If the next government implements the tough measures demanded by the economy, it will confront itself with a dramatic fall in popularity. The odds of overcoming this critical period are minimal, as most of the analysts outline. If the next cabinet yields to higher salary demands, would not engage in layoffs or not raise taxes (in order to cut budgetary spending) will have to take note of the accords with the IMF, the World Bank and the European Commission no longer being in effect. International credit rating agencies are on stand-by and warn a protracted political crisis will lead to the country’s rating being downgraded. This in turn will lead to the state becoming unable to pay its debts to companies and to economic deadlock, the more so as 2010 is also the year that marks the start of IMF loan payments. Finally, lack of funding could delay salary and pension payments or the negative economic effects taking their toll on prices, which would bring us back to the high inflation and great economic volatility of the 1990s. This in turn would drive foreign investors away and throw a large portion of the population into poverty. A worst case scenario we should better discount.

As the former Boc government took no anti-crisis measure actually, one may be under the impression things could stay as they are.
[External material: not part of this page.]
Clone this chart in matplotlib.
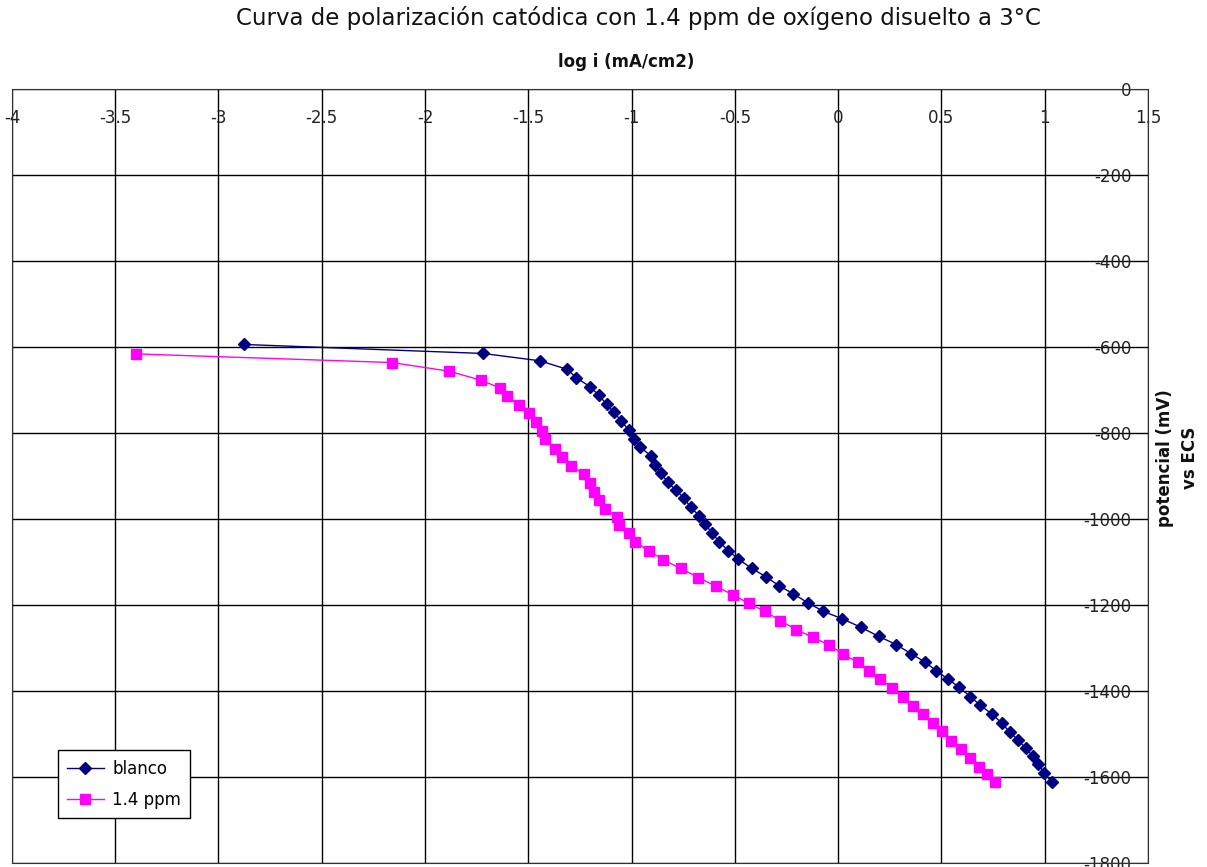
import numpy as np
import matplotlib.pyplot as plt

plt.rcParams['font.family'] = ['DejaVu Sans']

# curva "blanco"
logi_blanco = [-2.878, -1.718, -1.444, -1.311, -1.269, -1.202, -1.159, -1.121, -1.085,
               -1.050, -1.014, -0.988, -0.959, -0.906, -0.885, -0.856, -0.825, -0.785,
               -0.745, -0.714, -0.673, -0.643, -0.610, -0.575, -0.531, -0.484, -0.418,
               -0.350, -0.287, -0.217, -0.146, -0.071, 0.020, 0.111, 0.197, 0.281,
               0.352, 0.422, 0.475, 0.531, 0.585, 0.640, 0.688, 0.743, 0.791, 0.830,
               0.871, 0.908, 0.942, 0.969, 0.998, 1.033]
pot_blanco = [-594, -615, -632, -652, -671, -692, -712, -733, -752,
              -772, -793, -813, -833, -853, -874, -894, -915, -933,
              -952, -973, -992, -1012, -1033, -1053, -1074, -1093, -1115,
              -1134, -1155, -1174, -1195, -1215, -1232, -1252, -1273, -1292,
              -1313, -1333, -1353, -1372, -1391, -1413, -1433, -1453, -1474, -1495,
              -1514, -1533, -1551, -1570, -1591, -1611]

# curva 1.4 ppm
logi_ppm = [-3.398, -2.162, -1.885, -1.730, -1.638, -1.602, -1.547, -1.497, -1.463,
            -1.432, -1.421, -1.371, -1.337, -1.295, -1.231, -1.202, -1.182, -1.157,
            -1.128, -1.072, -1.059, -1.014, -0.984, -0.916, -0.846, -0.762, -0.677,
            -0.593, -0.507, -0.433, -0.354, -0.281, -0.203, -0.123, -0.042, 0.023,
            0.095, 0.149, 0.205, 0.263, 0.313, 0.362, 0.410, 0.459, 0.502, 0.546,
            0.594, 0.636, 0.680, 0.720, 0.761]
pot_ppm = [-616, -636, -656, -677, -695, -714, -735, -754, -774,
           -795, -814, -836, -855, -876, -895, -916, -936, -956,
           -977, -995, -1014, -1033, -1053, -1074, -1095, -1115, -1136,
           -1156, -1177, -1196, -1215, -1236, -1257, -1275, -1293, -1314,
           -1333, -1353, -1373, -1393, -1413, -1434, -1454, -1475, -1494, -1516,
           -1536, -1556, -1576, -1593, -1612]

xticks = np.arange(-4, 1.51, 0.5)
yticks = np.arange(0, -1801, -200)

fig = plt.figure(figsize=(12.07, 8.67), dpi=100)
ax = fig.add_axes([0.0099, 0.0046, 0.9412, 0.8927])

ax.plot(logi_blanco, pot_blanco, '-D', color='#000080', lw=1, ms=6, label='blanco')
ax.plot(logi_ppm, pot_ppm, '-s', color='#FF00FF', lw=1, ms=6.5, label='1.4 ppm')

ax.set_xlim(-4, 1.5)
ax.set_ylim(-1800, 0)
ax.set_xticks(xticks)
ax.set_xticklabels(['%g' % t for t in xticks])
ax.set_yticks(yticks)
ax.set_yticklabels(['%d' % t for t in yticks])
ax.grid(True, color='black', lw=1)
for s in ax.spines.values():
    s.set_color('#333333')

ax.xaxis.tick_top()
ax.tick_params(axis='x', length=0, pad=-27, labelsize=12, colors='#222222')
ax.yaxis.tick_right()
ax.tick_params(axis='y', length=0, pad=-12, labelsize=12, colors='#222222')
for lbl in ax.get_yticklabels():
    lbl.set_horizontalalignment('right')

leg = ax.legend(loc='lower left', bbox_to_anchor=(0.0405, 0.058), borderaxespad=0,
                fontsize=12, fancybox=False, edgecolor='black', framealpha=1,
                handlelength=2.2, handletextpad=0.5, borderpad=0.55, labelspacing=0.8)
leg.get_frame().set_linewidth(1)

fig.text(0.529, 0.979, 'Curva de polarización catódica con 1.4 ppm de oxígeno disuelto a 3°C',
         ha='center', va='center', fontsize=16.5, color='#111111')
fig.text(0.519, 0.928, 'log i (mA/cm2)', ha='center', va='center',
         fontsize=12, fontweight='bold', color='#111111')
fig.text(0.9755, 0.472, 'potencial (mV)\nvs ECS', ha='center', va='center',
         rotation=90, fontsize=12, fontweight='bold', color='#111111', linespacing=1.55)

fig.savefig('out.png', dpi=100)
A wrong assumption, as the economic measures are much belated and the risks of skidding grow by the day.

We should nonetheless keep in mind that there is yet another alternative called snap elections, provided Parliament keeps rejecting the president’s choices for premier. The head of state can dissolve the legislative body and call early elections. What will happen thenceforth is difficult to tell, though many are those who see this alternative as quite likely… For the time being however, let’s wait for the Liberals’ decision on governing cooperation.